The Finance Committee also reviews and evaluates, at least annually, the performance of the Committee and its members. In connection with its duties, the Finance Committee may obtain the advice and assistance of outside advisors, including consultants and legal and accounting advisors, and perform all acts reasonably necessary to fulfill its responsibilities and achieve its objectives.

Member Agreement Review Committee

We have a separately standing Member Agreement Review Committee. The Member Agreement Review Committee must be comprised of at least three directors including the Chief Executive Officer. The purpose of the Member Agreement Review Committee is to review and provide feedback to our management with respect to non-ordinary course transactions between us or our subsidiaries and our members, particularly entering into member agreements that provide for “savings guarantees” or “fees at risk.” “Savings guarantee” means an arrangement in which we or our subsidiary agree to identify and/or implement a specific amount of savings for a customer and will pay cash for any shortfall. “Fees at risk” means a consulting arrangement in which we agree to identify and/or implement a certain amount of savings and will have our consulting fees reduced on a proportionate basis or will continue to provide consulting resources at no charge to the customer in the event that such savings are not achieved (until such savings are achieved).

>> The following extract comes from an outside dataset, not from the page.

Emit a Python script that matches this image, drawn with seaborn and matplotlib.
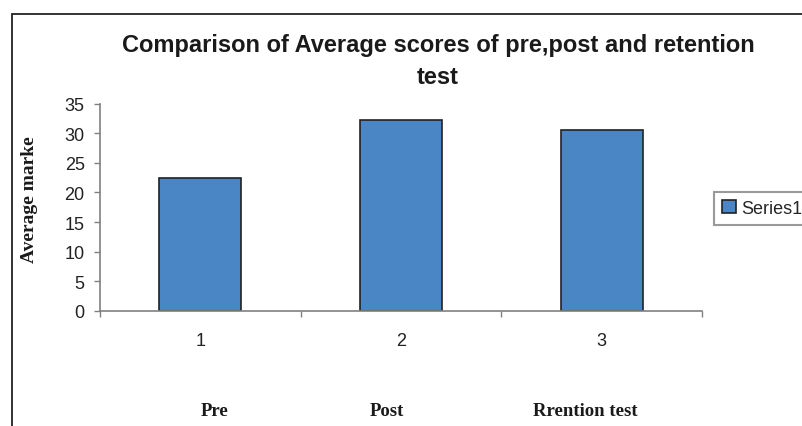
import matplotlib
matplotlib.use("Agg")
import matplotlib.pyplot as plt
import matplotlib.transforms as mtransforms
import seaborn as sns
import pandas as pd
from matplotlib.patches import Rectangle

categories = ["1", "2", "3"]
group_names = ["Pre", "Post", "Rrention test"]
values = [22.5, 32.3, 30.6]
series_name = "Series1"
title = "Comparison of Average scores of pre,post and retention\ntest"
ylabel = "Average marke"

sns.set_theme(style="white")
plt.rcParams['font.family'] = ['Liberation Sans', 'DejaVu Sans']

df = pd.DataFrame({"cat": categories, "val": values})

W, H = 803, 427
fig = plt.figure(figsize=(W / 100, H / 100), dpi=100)
ax = fig.add_axes([100 / W, 1 - 312 / H, 602 / W, 207.5 / H])

sns.barplot(data=df, x="cat", y="val", color="#4A86C5", width=0.41,
            edgecolor="#222222", linewidth=1.2, saturation=1, ax=ax,
            label=series_name)

ax.set_xlim(-0.5, 2.5)
ax.set_ylim(0, 35)
ax.set_yticks(range(0, 36, 5))
ax.set_xlabel("")
ax.set_ylabel("")
for s in ["top", "right"]:
    ax.spines[s].set_visible(False)
for s in ["left", "bottom"]:
    ax.spines[s].set_color("#808080")
    ax.spines[s].set_linewidth(1.2)

ax.tick_params(axis="y", which="major", direction="out", length=4, width=1,
               color="#808080", pad=7, labelsize=13, labelcolor="#222222", left=True)
ax.set_xticks([-0.5, 0.5, 1.5, 2.5], minor=True)
ax.tick_params(axis="x", which="major", length=0, pad=15, labelsize=13,
               labelcolor="#222222")
ax.tick_params(axis="x", which="minor", direction="out", length=4, width=1,
               color="#808080", bottom=True)

# title
fig.text(438 / W, 1 - 62 / H, title, ha="center", va="center",
         fontsize=17, fontweight="bold", color="#1a1a1a", linespacing=1.5,
         multialignment="center")

# y label
fig.text(30 / W, 1 - 200 / H, ylabel, rotation=90, ha="center", va="center",
         fontsize=14, fontweight="bold", family=["Liberation Serif", "DejaVu Serif"],
         color="#1a1a1a")

# group names below
offsets = [0.07, -0.07, -0.08]
trans = mtransforms.blended_transform_factory(ax.transData, fig.transFigure)
for i, (name, off) in enumerate(zip(group_names, offsets)):
    ax.text(i + off, 1 - 412 / H, name, transform=trans,
            ha="center", va="center", fontsize=13.5, fontweight="bold",
            family=["Liberation Serif", "DejaVu Serif"], color="#1a1a1a")

# legend
leg = ax.legend(loc="upper left", bbox_to_anchor=(714 / W, 1 - 193 / H),
                bbox_transform=fig.transFigure, frameon=True, fancybox=False,
                fontsize=13, handlelength=0.75, handleheight=0.75,
                handletextpad=0.3, borderpad=0.45, borderaxespad=0)
leg.get_frame().set_edgecolor("#808080")
leg.get_frame().set_linewidth(1.5)
for h in leg.legend_handles:
    h.set_edgecolor("#222222")
    h.set_linewidth(1.2)

# outer frame
fig.patches.append(Rectangle((12.5 / W, -0.1), 2, 1 - 15 / H + 0.1,
                             transform=fig.transFigure, fill=False,
                             edgecolor="#222222", linewidth=1.3))

fig.savefig("out.png", dpi=100)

The specific responsibilities of the Member Agreement Review Committee are, among others, to:

 

   

assess risks in connection with agreements entered into with members;

 

   

review the status of risk-based agreements on a periodic basis;

 

   

review and address the outcome of significant risk-based proposals; and

 

   

together with the full Board, approve any increase to the aggregate permitted level of risk for management to enter into an agreement that would cause the then-current permitted level of risk to be exceeded.

The Member Agreement Review Committee also reviews and evaluates, at least annually, the performance of the Committee and its members. In connection with its duties, the Member Agreement Review Committee may obtain the advice and assistance of outside advisors, including consultants and legal and accounting advisors, and perform all acts reasonably necessary to fulfill its responsibilities and achieve its objectives.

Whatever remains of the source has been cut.